Situational figures are less obvious, but often more interesting. A person looking through a window is not just seeing something — the glass reflects, filters and frames the view. A barrier in public space does not just block movement — it structures who can pass and who cannot. Fog does not simply obscure vision — it transforms light into something spatial and diffuse. A checkpoint does not just control access — it produces a condition in which visibility and control are linked.

Embodied figures shift this even further. The body itself becomes a mediating structure. A hand shielding the eyes changes what can be seen. A pointing gesture directs attention. A voice transmitted through a microphone extends presence. The eye itself is not a neutral receiver — it is already a filter, a focus, a direction.

What connects all of these is not how they look, but what they do.

Each of them stands between something and something else:

  • between light and perception
  • between signal and interpretation
  • between space and movement
  • between information and attention

They make a transition possible, while at the same time partially hiding the process that makes it work.


3. Method

I am building this project as a field atlas.

That means I am not trying to define everything upfront. Instead, I collect cases and let structure emerge through accumulation. The idea is that meaning does not come from a single example, but from how examples relate to each other.

Each entry in the atlas is treated in the same way. It is not described by what it represents, but by what it mediates.

To keep this precise, I reduce every case to a simple structure:

Source → Transit Figure → Target

This forces a decision: What is entering the situation? What is doing the mediation? What is the result?

For example:

Sunlight → Signal Blind → Train Driver

City Scene → Sunglasses → Altered Perception

Crowd → Barrier → Restricted Movement

This reduction is important because it cuts through interpretation. It makes different situations comparable, even if they look completely unrelated. At the same time, I am building a structured image database. Each entry is defined by:

...a category (technical, situational, embodied)

...a type of mediation (filter, transmit, redirect, shield, bundle)

...a source and a target

...relations to other entries

The goal is to move from a loose collection of images to a system of connections, where each entry is linked to others through shared functions or transitions.


4. Output

The project develops in two connected directions.

The first is the atlas itself. This is a structured visual system, where Transit Figures are collected, compared and arranged in relation to each other. It can exist as a printed document, a PDF or a spatial arrangement.

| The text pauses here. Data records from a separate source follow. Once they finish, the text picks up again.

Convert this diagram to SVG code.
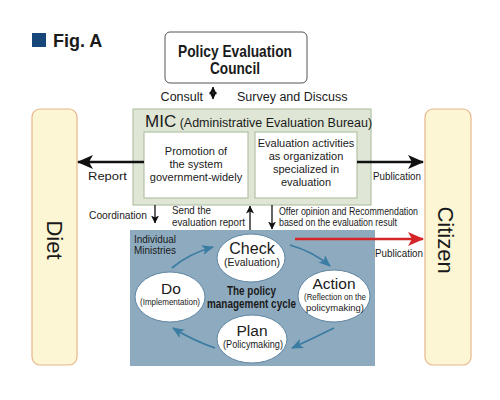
<svg xmlns="http://www.w3.org/2000/svg" width="500" height="400" viewBox="0 0 500 400">
<defs>
<style>
text{font-family:"Liberation Sans",Arial,sans-serif;fill:#1a1a1a}
.side{fill:#fdf6d4;stroke:#e6b68a;stroke-width:1.2}
.lbl{font-size:11px}
.sm{font-size:10.5px}
.ell{fill:#fff;stroke:#5f86a3;stroke-width:1}
.cyc{fill:none;stroke:#3b7ca3;stroke-width:1.8;marker-end:url(#ba)}
.thin{stroke:#111;stroke-width:1.3;fill:none;marker-end:url(#sa)}
.big{stroke:#111;stroke-width:2.6;fill:none;marker-end:url(#la)}
</style>
<marker id="la" markerUnits="userSpaceOnUse" markerWidth="16" markerHeight="14" refX="15" refY="7" orient="auto"><path d="M0,0 L16,7 L0,14 L4,7 z" fill="#111"/></marker>
<marker id="ra" markerUnits="userSpaceOnUse" markerWidth="16" markerHeight="14" refX="15" refY="7" orient="auto"><path d="M0,0 L16,7 L0,14 L4,7 z" fill="#d42626"/></marker>
<marker id="sa" markerUnits="userSpaceOnUse" markerWidth="8" markerHeight="8" refX="7.5" refY="4" orient="auto-start-reverse"><path d="M0,0 L8,4 L0,8 L2,4 z" fill="#111"/></marker>
<marker id="ba" markerUnits="userSpaceOnUse" markerWidth="12" markerHeight="10" refX="11" refY="5" orient="auto"><path d="M0,0 L12,5 L0,10 L3,5 z" fill="#3b7ca3"/></marker>
</defs>
<rect width="500" height="400" fill="#fff"/>

<g id="title">
<rect x="32" y="33" width="14" height="14" fill="#17467a"/>
<text x="53" y="47" font-size="18" font-weight="bold">Fig. A</text>
</g>

<g id="council">
<rect x="165" y="32" width="142" height="51" rx="5" fill="#fff" stroke="#555" stroke-width="1"/>
<text x="178" y="57" font-size="16.5" font-weight="bold" textLength="114" lengthAdjust="spacingAndGlyphs" fill="#222">Policy Evaluation</text>
<text x="210" y="74" font-size="16.5" font-weight="bold" textLength="50" lengthAdjust="spacingAndGlyphs" fill="#222">Council</text>
</g>

<g id="diet">
<rect class="side" x="32" y="109" width="45" height="256" rx="8"/>
<text transform="translate(55,240) rotate(90)" font-size="22" text-anchor="middle" dy="8">Diet</text>
</g>

<g id="citizen">
<rect class="side" x="425" y="109" width="46" height="256" rx="8"/>
<text transform="translate(446,240) rotate(90)" font-size="22" text-anchor="middle" dy="8">Citizen</text>
</g>

<g id="mic">
<rect x="133" y="109" width="238" height="96" fill="#dfe6d6" stroke="#b4c4a6" stroke-width="1.2"/>
<text x="145" y="127"><tspan font-size="17">MIC</tspan><tspan font-size="12.5"> (Administrative Evaluation Bureau)</tspan></text>
</g>

<g id="promotion">
<rect x="144" y="132" width="104" height="66" fill="#fff" stroke="#b4c4a6" stroke-width="1.2"/>
<text class="lbl" text-anchor="middle"><tspan x="196" y="155">Promotion of</tspan><tspan x="196" y="168">the system</tspan><tspan x="196" y="181">government-widely</tspan></text>
</g>

<g id="activities">
<rect x="255" y="132" width="102" height="66" fill="#fff" stroke="#b4c4a6" stroke-width="1.2"/>
<text class="lbl" text-anchor="middle"><tspan x="306" y="147">Evaluation activities</tspan><tspan x="306" y="160">as organization</tspan><tspan x="306" y="173">specialized in</tspan><tspan x="306" y="186">evaluation</tspan></text>
</g>

<g id="ministries">
<rect x="130" y="230" width="245" height="136" fill="#8eaabf"/>
<text class="sm" fill="#1e2a36"><tspan x="134" y="243" textLength="42" lengthAdjust="spacingAndGlyphs">Individual</tspan><tspan x="134" y="254" textLength="42" lengthAdjust="spacingAndGlyphs">Ministries</tspan></text>
<text font-size="13.5" font-weight="bold" fill="#111"><tspan x="227" y="295" textLength="49" lengthAdjust="spacingAndGlyphs">The policy</tspan><tspan x="207" y="308" textLength="89" lengthAdjust="spacingAndGlyphs">management cycle</tspan></text>
</g>

<g id="check">
<ellipse class="ell" cx="251" cy="258" rx="34" ry="24"/>
<text x="252" y="254" font-size="16" text-anchor="middle">Check</text>
<text x="252" y="266" font-size="10.5" text-anchor="middle">(Evaluation)</text>
</g>
<g id="action">
<ellipse class="ell" cx="334" cy="296" rx="36" ry="26"/>
<text x="334" y="289" font-size="15.5" text-anchor="middle">Action</text>
<text font-size="9.5" text-anchor="middle"><tspan x="335" y="300" textLength="62" lengthAdjust="spacingAndGlyphs">(Reflection on the</tspan><tspan x="335" y="311">policymaking)</tspan></text>
</g>
<g id="plan">
<ellipse class="ell" cx="252" cy="339" rx="35" ry="24"/>
<text x="252" y="336" font-size="15.5" text-anchor="middle">Plan</text>
<text x="253" y="348" font-size="10" text-anchor="middle" textLength="60" lengthAdjust="spacingAndGlyphs">(Policymaking)</text>
</g>
<g id="do">
<ellipse class="ell" cx="170" cy="297" rx="35" ry="25"/>
<text x="171" y="294" font-size="15.5" text-anchor="middle">Do</text>
<text x="170" y="305" font-size="9" text-anchor="middle" textLength="60" lengthAdjust="spacingAndGlyphs">(Implementation)</text>
</g>

<g id="connectors">
<line x1="213" y1="87" x2="213" y2="99" stroke="#111" stroke-width="1.3" marker-start="url(#sa)" marker-end="url(#sa)"/>
<text x="203" y="101" font-size="12.5" text-anchor="end">Consult</text>
<text x="237" y="101" font-size="12.5">Survey and Discuss</text>

<line class="big" x1="144" y1="162" x2="78" y2="162"/>
<text class="lbl" x="88" y="180" textLength="39" lengthAdjust="spacingAndGlyphs">Report</text>
<line class="big" x1="357" y1="162" x2="423" y2="162"/>
<text class="lbl" x="373" y="180" textLength="48" lengthAdjust="spacingAndGlyphs">Publication</text>

<line class="thin" x1="155" y1="205" x2="155" y2="223"/>
<text class="sm" x="89" y="219" textLength="58" lengthAdjust="spacingAndGlyphs">Coordination</text>
<text class="sm"><tspan x="172" y="214" textLength="39" lengthAdjust="spacingAndGlyphs">Send the</tspan><tspan x="172" y="226" textLength="73" lengthAdjust="spacingAndGlyphs">evaluation report</tspan></text>
<line class="thin" x1="250" y1="230" x2="250" y2="206"/>
<line class="thin" x1="272" y1="205" x2="272" y2="229"/>
<text font-size="10.5"><tspan x="279" y="215" textLength="139" lengthAdjust="spacingAndGlyphs">Offer opinion and Recommendation</tspan><tspan x="279" y="226" textLength="118" lengthAdjust="spacingAndGlyphs">based on the evaluation result</tspan></text>

<line x1="295" y1="239" x2="423" y2="239" stroke="#d42626" stroke-width="2.4" marker-end="url(#ra)"/>
<text class="lbl" x="375" y="257" textLength="48" lengthAdjust="spacingAndGlyphs">Publication</text>

<path class="cyc" d="M172,268 Q188,254 213,247"/>
<path class="cyc" d="M290,245 Q314,252 330,266"/>
<path class="cyc" d="M334,328 Q314,338 292,348"/>
<path class="cyc" d="M215,348 Q192,340 173,328"/>
</g>
</svg>
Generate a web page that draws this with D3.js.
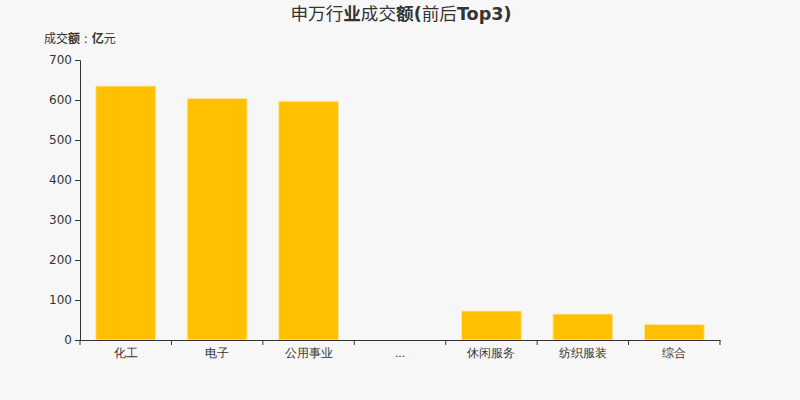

The second is an interactive extension.

Here, images are no longer treated as static representations, but as interfaces. Instead of just looking at an image, it becomes possible to move through it.

I imagine a scene — for example, a person walking through a city. Within that image, certain elements can be activated. Each of these elements leads to a different layer of mediation.

  • Clicking on sunglasses could shift the view into a filtered perspective
  • Clicking on a brand could lead to a production context
  • Clicking on the environment could reveal another spatial layer

Each interaction follows a clear principle:

Every interaction reveals a different condition of visibility.

The goal is not to create a narrative, but to make it clear that what we see is always structured by something we do not directly see.

At a certain point, the viewer should stop looking at images and start looking through them.


5. Research

I am not building this project on a single theoretical framework, but there are a few positions that help me articulate what I am doing.

Gilles Deleuze helps me think about form as something that emerges through relations and differences, rather than fixed identities. This is important because Transit Figures cannot be grouped by appearance, only by function.

Gregory Bateson shifts the focus toward patterns and connections. His idea that meaning lies in “the pattern which connects” aligns directly with the way the atlas is built — not as isolated cases, but as a network.

Gilbert Simondon is relevant because he understands technical objects as the result of ongoing processes, not as finished things. This allows me to read objects as condensations of mediation rather than static forms.

Maurice Merleau-Ponty grounds perception in the body. Seeing is never neutral — it is always situated, directed and conditioned. This is essential for understanding embodied Transit Figures.

I don’t use these references to explain the work or to justify it. They help me position it.

What matters for me is the practice itself:

to observe situations, to collect them, and to structure them in a way that makes the production of visibility readable.